Iconic Marine Group owner Fred Ross leveraged his trucking logistics experience into growing performance boating titan Big Thunder, at Lake of the Ozarks.
by Eric Colby
republished with permission from Soundings Trade Only
When Fred Ross was a boy, he stuttered. The oldest of 12 kids, he knew that no one was going to help him fix the problem. “I joined the debate team so I could learn to speak in public and control any issues I had,” he says.
His drive to improve continues to this day. While his six brothers all went to college, in 1996, Ross started his professional life as an automotive and truck mechanic, and opened a salvage company. Today he’s the president and CEO of Custom Truck One Source in Kansas City, Mo., with 1,700 employees at seven locations in the Midwest. The business rents and sells trucks and heavy equipment. It topped $1 billion in sales in 2019, and Ross’ brothers Joe and Chris both work for him.
“When they have a good year, most guys are happy to sit back and say, ‘I had a great year,’ ” Ross says. “I say, ‘We could have done way more.’ I’ve been that way my whole life.”
Ross had a partner when he started the company. In 2003, he took over. “When I bought him out, we were at $60 million in Kansas City,” he says, “and we grew the company to $350 million by the end of 2014.”
Ross applies the same attitude to the marine industry as the owner of Iconic Marine Group, which builds Fountain, Donzi and Baja performance vee-bottoms, catamarans and center consoles. He also owns Big Thunder Marine in Lake Ozark, Mo.

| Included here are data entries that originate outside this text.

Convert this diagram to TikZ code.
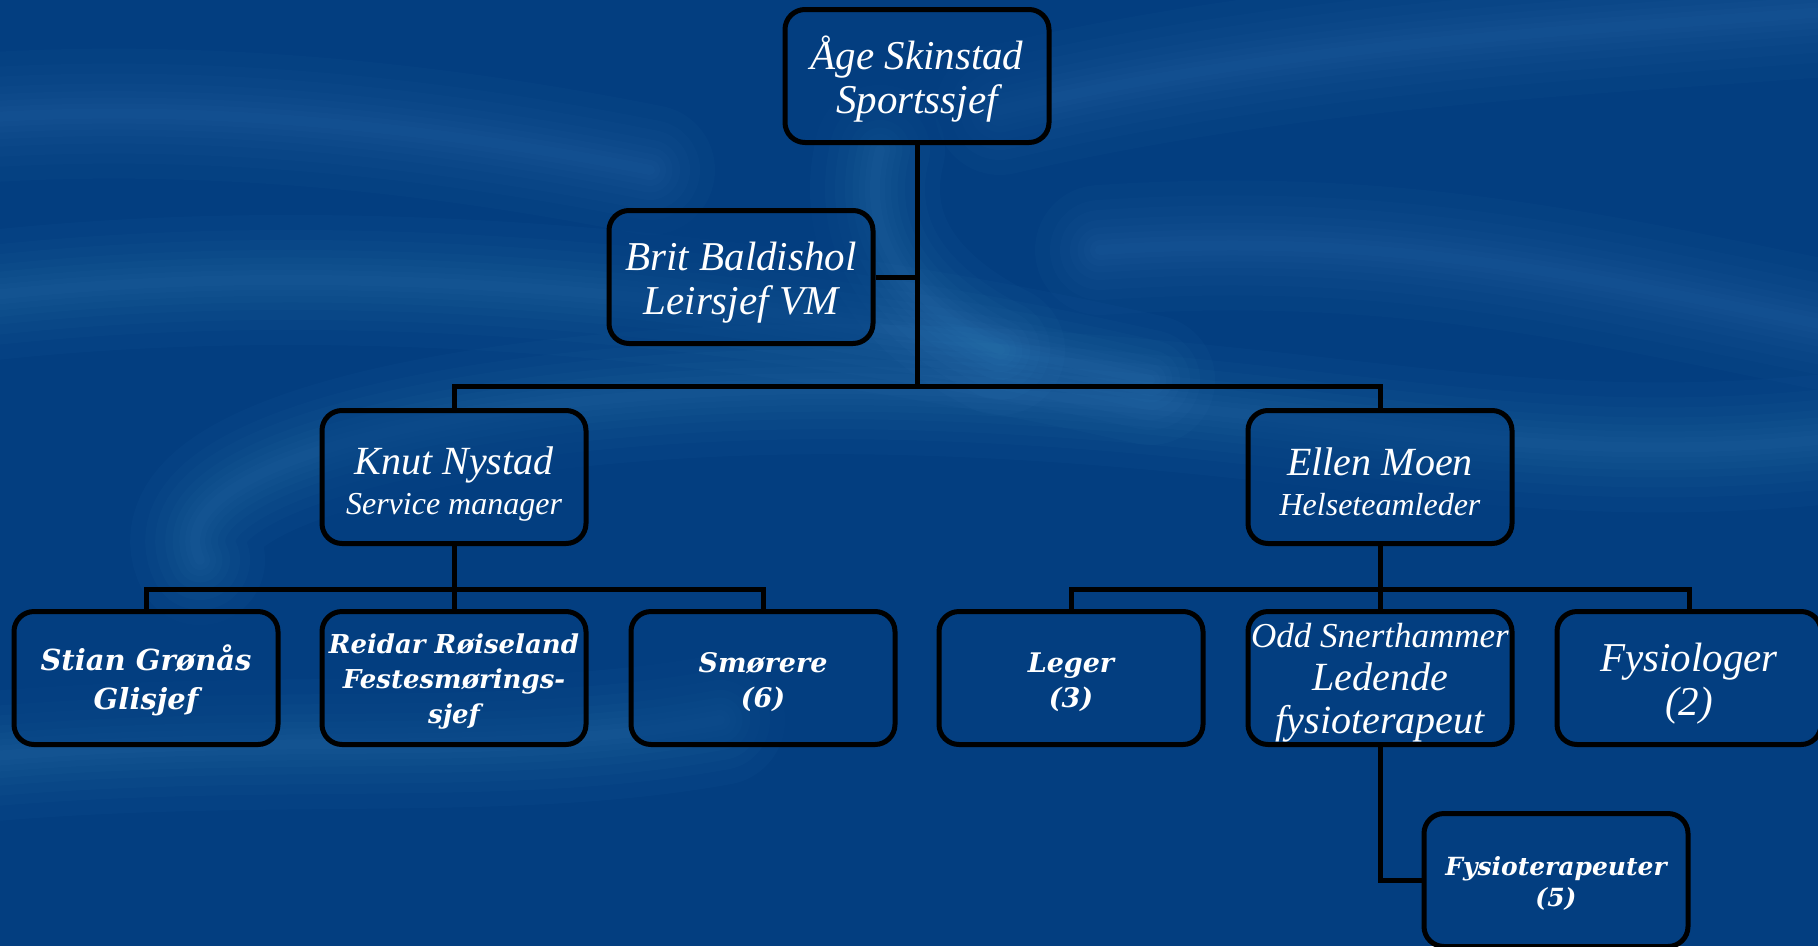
\documentclass[tikz,border=0pt]{standalone}
\usepackage{fontspec}
\setmainfont{Liberation Serif}
\newfontfamily\heavyfont{DejaVu Serif}
\definecolor{bgblue}{RGB}{3,62,128}
\definecolor{swirl}{RGB}{80,160,215}
\newcommand{\lowr}[1]{\rule{0pt}{#1}}
\begin{document}
\begin{tikzpicture}[x=1pt,y=-1pt,
  box/.style={draw=black, line width=5pt, rounded corners=20pt,
    minimum width=264pt, minimum height=133pt, inner sep=0pt,
    fill=bgblue, fill opacity=0.45, text opacity=1, text=white, align=center},
  bigt/.style={font=\fontsize{41}{44}\selectfont\itshape},
  conn/.style={draw=black, line width=5pt},
  sw/.style={swirl, line cap=round}]
\useasboundingbox (0,0) rectangle (1818,946);
\fill[bgblue] (0,0) rectangle (1818,946);
% background swirls
\begin{scope}
\clip (0,0) rectangle (1818,946);
\foreach \w in {130,100,80,60,45,32,20,10} {
  \draw[sw, line width=\w pt, opacity=0.035]
    (-50,300) .. controls (350,250) and (800,300) .. (1150,380);
  \draw[sw, line width=\w pt, opacity=0.035]
    (200,560) .. controls (150,460) and (500,380) .. (900,390)
    .. controls (1300,400) and (1500,470) .. (1818,440);
  \draw[sw, line width=\w pt, opacity=0.035]
    (-50,760) .. controls (250,730) and (500,760) .. (720,720);
  \draw[sw, line width=\w pt, opacity=0.03]
    (1000,110) .. controls (1300,40) and (1600,30) .. (1850,10);
  \draw[sw, line width=\w pt, opacity=0.03]
    (1100,250) .. controls (1400,230) and (1600,280) .. (1850,330);
  \draw[sw, line width=\w pt, opacity=0.035]
    (880,150) .. controls (860,230) and (900,300) .. (1000,350);
  \draw[sw, line width=\w pt, opacity=0.03]
    (-50,120) .. controls (200,100) and (450,130) .. (650,170);
}
\end{scope}
% nodes
\node[box, bigt] (top) at (917,76) {\lowr{40pt}Åge Skinstad\\Sportssjef};
\node[box, bigt] (brit) at (741,277) {\lowr{39pt}Brit Baldishol\\Leirsjef VM};
\node[box, font=\fontsize{40}{40}\selectfont\itshape] (knut) at (454,477) {\lowr{42pt}Knut Nystad\\{\fontsize{32}{36}\selectfont Service manager}};
\node[box, font=\fontsize{40}{40}\selectfont\itshape] (ellen) at (1380,477) {\lowr{38pt}Ellen Moen\\{\fontsize{32}{36}\selectfont Helseteamleder}};
\node[box, font=\heavyfont\fontsize{29}{39}\selectfont\bfseries\itshape] (stian) at (146,678) {\lowr{30pt}Stian Grønås\\Glisjef};
\node[box, font=\heavyfont\fontsize{26}{35}\selectfont\bfseries\itshape] (reidar) at (454,678) {\lowr{27pt}Reidar Røiseland\\Festesmørings-\\sjef};
\node[box, font=\heavyfont\fontsize{27}{35}\selectfont\bfseries\itshape] (smor) at (763,678) {\lowr{29pt}Smørere\\(6)};
\node[box, font=\heavyfont\fontsize{27}{35}\selectfont\bfseries\itshape] (leger) at (1071,678) {\lowr{29pt}Leger\\(3)};
\node[box, font=\fontsize{40}{43}\selectfont\itshape] (odd) at (1380,678) {{\fontsize{35}{40}\selectfont\lowr{33pt}Odd Snerthammer}\\Ledende\\fysioterapeut};
\node[box, bigt] (fysiol) at (1689,678) {\lowr{40pt}Fysiologer\\(2)};
\node[box, font=\heavyfont\fontsize{25}{31}\selectfont\bfseries\itshape] (fyst) at (1556,880) {\lowr{25pt}Fysioterapeuter\\(5)};
% connectors
\coordinate (bus1) at (917,386);
\coordinate (bus2) at (454,589);
\coordinate (bus3) at (1380,589);
\draw[conn] (top.south) -- (bus1);
\draw[conn] (brit.east) -- (brit.east -| top.south);
\draw[conn] (knut.north) |- (bus1) -| (ellen.north);
\draw[conn] (knut.south) -- (bus2);
\draw[conn] (stian.north) |- (bus2) -| (smor.north);
\draw[conn] (reidar.north) -- (bus2);
\draw[conn] (ellen.south) -- (bus3);
\draw[conn] (leger.north) |- (bus3) -| (fysiol.north);
\draw[conn] (odd.north) -- (bus3);
\draw[conn] (odd.south) |- (fyst.west);
\end{tikzpicture}
\end{document}
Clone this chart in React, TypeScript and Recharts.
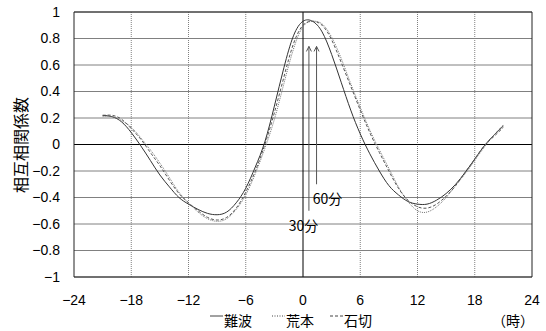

His family always had a place on Lake of the Ozarks, which many people consider the high-performance boating capital of the United States. “We had a big family and a place at the 61-mile marker from 1981 to 2012,” Ross says. “It was an 1,100-square-foot cabin that we put a whole lot of family in — 40 nieces and nephews, skiing and tubing. It was the only place I went on vacation, and it’s a huge part of my life.”
Ross owned a slew of boats and had a habit of trying to race anyone who would pull alongside. “I had my brother Francis behind me skiing, and a boat came along running 65 mph,” he recalls. “I started racing him with my brother behind the boat. The whole family is competitive.”